▶ **Task statement**
Provide only the number of lines in the data below that contain the word "this".

(Excerpt from a dataset)
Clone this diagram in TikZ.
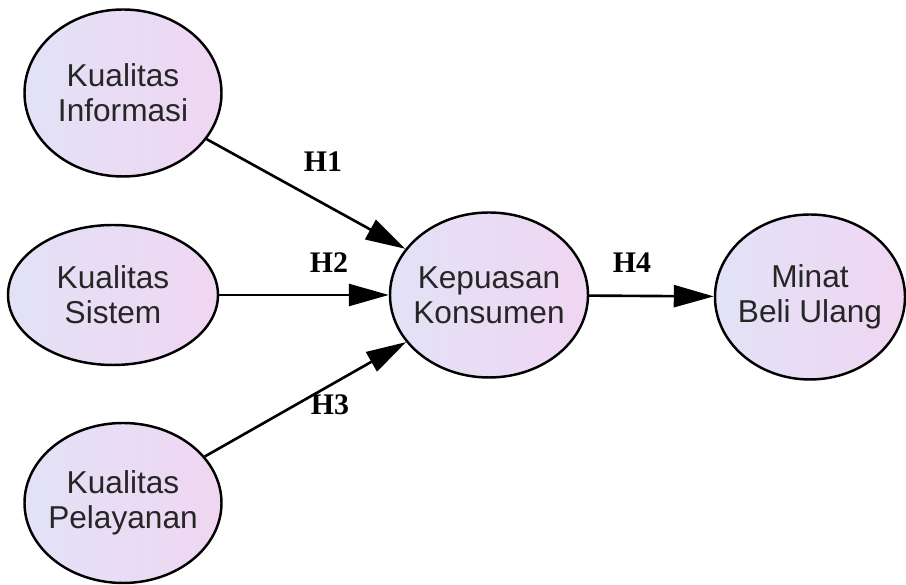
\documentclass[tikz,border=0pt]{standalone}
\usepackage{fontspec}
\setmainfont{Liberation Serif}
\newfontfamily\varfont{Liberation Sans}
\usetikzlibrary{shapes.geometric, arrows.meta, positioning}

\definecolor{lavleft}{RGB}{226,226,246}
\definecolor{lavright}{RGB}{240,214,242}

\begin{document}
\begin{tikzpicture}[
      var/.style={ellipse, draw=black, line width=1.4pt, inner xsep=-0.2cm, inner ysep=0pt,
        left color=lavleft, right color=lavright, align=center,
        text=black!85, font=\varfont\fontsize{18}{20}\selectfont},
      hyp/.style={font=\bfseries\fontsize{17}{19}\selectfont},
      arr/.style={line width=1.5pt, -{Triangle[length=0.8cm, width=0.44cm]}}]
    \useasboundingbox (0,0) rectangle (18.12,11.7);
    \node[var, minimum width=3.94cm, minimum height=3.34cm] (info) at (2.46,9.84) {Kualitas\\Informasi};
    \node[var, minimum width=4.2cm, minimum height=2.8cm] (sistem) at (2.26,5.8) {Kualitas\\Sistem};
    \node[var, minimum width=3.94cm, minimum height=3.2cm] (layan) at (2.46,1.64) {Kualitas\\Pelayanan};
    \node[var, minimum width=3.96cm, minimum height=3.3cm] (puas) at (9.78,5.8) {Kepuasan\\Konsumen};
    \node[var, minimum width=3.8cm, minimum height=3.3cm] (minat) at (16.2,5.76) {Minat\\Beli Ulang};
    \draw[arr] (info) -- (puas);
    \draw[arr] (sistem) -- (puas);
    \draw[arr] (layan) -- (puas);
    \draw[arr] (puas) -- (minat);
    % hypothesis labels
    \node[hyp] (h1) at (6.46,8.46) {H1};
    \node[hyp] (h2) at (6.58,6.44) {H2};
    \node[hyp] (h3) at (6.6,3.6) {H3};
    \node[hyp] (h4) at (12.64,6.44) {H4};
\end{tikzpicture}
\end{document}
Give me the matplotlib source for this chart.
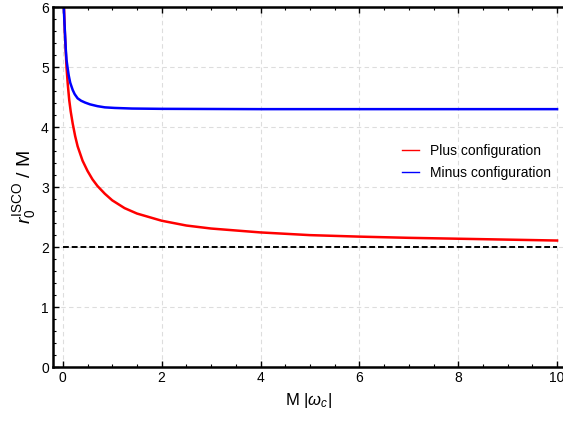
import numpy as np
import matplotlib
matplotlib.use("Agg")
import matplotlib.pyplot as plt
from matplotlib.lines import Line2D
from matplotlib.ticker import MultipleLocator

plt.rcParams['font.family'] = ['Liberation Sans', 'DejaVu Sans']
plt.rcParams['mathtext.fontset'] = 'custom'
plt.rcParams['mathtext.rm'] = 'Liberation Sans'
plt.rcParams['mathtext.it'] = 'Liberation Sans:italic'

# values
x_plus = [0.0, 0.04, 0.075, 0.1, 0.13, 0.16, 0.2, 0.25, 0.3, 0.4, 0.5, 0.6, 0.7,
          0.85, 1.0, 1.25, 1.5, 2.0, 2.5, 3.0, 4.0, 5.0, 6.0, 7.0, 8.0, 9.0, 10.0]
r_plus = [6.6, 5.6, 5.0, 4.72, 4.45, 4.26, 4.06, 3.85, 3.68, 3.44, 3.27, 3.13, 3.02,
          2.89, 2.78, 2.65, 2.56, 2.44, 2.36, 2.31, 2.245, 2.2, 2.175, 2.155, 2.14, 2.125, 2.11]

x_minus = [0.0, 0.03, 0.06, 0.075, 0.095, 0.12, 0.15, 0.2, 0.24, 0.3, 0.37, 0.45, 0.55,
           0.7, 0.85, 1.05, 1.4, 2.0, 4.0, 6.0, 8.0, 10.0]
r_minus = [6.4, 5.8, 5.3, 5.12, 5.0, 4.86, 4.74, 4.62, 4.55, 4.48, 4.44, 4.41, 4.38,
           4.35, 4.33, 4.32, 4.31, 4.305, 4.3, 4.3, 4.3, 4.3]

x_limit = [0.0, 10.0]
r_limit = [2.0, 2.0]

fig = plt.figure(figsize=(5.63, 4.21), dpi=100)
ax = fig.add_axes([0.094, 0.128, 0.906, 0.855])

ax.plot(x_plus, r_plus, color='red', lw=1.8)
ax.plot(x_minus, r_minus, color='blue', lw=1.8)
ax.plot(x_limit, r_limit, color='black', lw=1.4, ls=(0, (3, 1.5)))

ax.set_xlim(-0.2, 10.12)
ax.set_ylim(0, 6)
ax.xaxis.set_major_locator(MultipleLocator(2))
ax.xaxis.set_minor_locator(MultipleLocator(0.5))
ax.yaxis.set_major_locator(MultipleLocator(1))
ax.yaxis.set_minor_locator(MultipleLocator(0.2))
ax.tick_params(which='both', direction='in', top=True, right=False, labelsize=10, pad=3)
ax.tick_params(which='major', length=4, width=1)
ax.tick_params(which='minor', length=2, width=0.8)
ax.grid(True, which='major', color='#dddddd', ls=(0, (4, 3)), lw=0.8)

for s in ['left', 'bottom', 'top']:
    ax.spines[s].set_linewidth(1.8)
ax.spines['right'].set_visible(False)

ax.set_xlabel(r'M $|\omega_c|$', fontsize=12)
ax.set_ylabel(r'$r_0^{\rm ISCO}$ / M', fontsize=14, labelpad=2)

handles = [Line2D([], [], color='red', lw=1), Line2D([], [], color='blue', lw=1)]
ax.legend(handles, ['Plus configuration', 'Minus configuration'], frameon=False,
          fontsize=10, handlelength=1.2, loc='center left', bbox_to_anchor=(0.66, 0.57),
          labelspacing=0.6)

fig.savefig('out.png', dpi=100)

--

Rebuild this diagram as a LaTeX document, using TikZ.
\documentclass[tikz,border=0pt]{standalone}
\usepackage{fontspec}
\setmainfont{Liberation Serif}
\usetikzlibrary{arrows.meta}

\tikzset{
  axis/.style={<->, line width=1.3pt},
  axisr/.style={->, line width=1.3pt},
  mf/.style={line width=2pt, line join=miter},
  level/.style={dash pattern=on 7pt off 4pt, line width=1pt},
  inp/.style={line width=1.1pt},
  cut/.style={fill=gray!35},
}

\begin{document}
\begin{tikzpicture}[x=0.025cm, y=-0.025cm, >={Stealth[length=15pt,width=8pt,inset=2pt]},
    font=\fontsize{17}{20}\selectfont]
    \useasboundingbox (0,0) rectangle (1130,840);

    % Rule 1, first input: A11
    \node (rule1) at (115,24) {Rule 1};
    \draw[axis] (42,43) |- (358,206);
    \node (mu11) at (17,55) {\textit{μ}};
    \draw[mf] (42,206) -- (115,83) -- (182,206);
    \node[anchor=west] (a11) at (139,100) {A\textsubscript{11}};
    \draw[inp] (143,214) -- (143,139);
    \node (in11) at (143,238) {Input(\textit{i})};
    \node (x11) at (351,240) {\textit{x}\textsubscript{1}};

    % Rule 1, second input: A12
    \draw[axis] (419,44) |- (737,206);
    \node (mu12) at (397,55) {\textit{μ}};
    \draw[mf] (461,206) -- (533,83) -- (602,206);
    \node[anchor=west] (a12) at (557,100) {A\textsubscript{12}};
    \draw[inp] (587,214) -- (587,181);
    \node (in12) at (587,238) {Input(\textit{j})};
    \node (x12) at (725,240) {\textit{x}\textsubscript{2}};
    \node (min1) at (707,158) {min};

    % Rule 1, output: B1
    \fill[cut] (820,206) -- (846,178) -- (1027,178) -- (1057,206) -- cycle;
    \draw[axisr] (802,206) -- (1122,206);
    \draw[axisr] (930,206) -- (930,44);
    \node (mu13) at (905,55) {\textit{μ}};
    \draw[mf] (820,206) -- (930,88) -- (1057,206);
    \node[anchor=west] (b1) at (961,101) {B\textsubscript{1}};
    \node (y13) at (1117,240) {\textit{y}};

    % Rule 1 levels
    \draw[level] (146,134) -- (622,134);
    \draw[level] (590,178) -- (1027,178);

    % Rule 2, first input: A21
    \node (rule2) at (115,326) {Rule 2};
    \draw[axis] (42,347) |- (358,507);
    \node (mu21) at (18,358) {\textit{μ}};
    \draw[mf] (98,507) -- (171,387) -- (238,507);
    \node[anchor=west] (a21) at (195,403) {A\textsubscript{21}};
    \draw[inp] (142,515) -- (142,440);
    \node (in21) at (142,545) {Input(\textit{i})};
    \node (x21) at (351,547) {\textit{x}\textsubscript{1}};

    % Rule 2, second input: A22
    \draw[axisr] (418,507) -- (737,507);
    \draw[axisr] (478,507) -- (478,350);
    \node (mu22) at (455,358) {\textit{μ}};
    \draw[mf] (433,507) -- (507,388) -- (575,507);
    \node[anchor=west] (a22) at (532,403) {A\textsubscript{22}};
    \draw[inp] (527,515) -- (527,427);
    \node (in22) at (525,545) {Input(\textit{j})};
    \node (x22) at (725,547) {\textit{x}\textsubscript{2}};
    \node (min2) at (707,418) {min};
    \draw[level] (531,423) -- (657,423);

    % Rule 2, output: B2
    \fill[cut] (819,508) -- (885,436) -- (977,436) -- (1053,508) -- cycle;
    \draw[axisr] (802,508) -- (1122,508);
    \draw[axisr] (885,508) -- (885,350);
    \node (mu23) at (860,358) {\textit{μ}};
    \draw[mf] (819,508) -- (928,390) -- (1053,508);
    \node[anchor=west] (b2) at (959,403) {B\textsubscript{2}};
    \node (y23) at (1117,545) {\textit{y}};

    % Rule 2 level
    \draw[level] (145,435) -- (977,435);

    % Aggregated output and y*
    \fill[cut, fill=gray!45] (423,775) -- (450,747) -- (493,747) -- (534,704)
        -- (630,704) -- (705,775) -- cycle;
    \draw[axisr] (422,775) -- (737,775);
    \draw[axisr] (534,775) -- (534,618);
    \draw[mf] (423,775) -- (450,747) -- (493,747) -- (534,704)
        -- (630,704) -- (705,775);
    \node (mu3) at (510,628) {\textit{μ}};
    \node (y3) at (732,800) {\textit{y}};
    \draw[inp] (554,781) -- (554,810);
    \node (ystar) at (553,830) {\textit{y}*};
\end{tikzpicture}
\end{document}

▶ **Solution**
3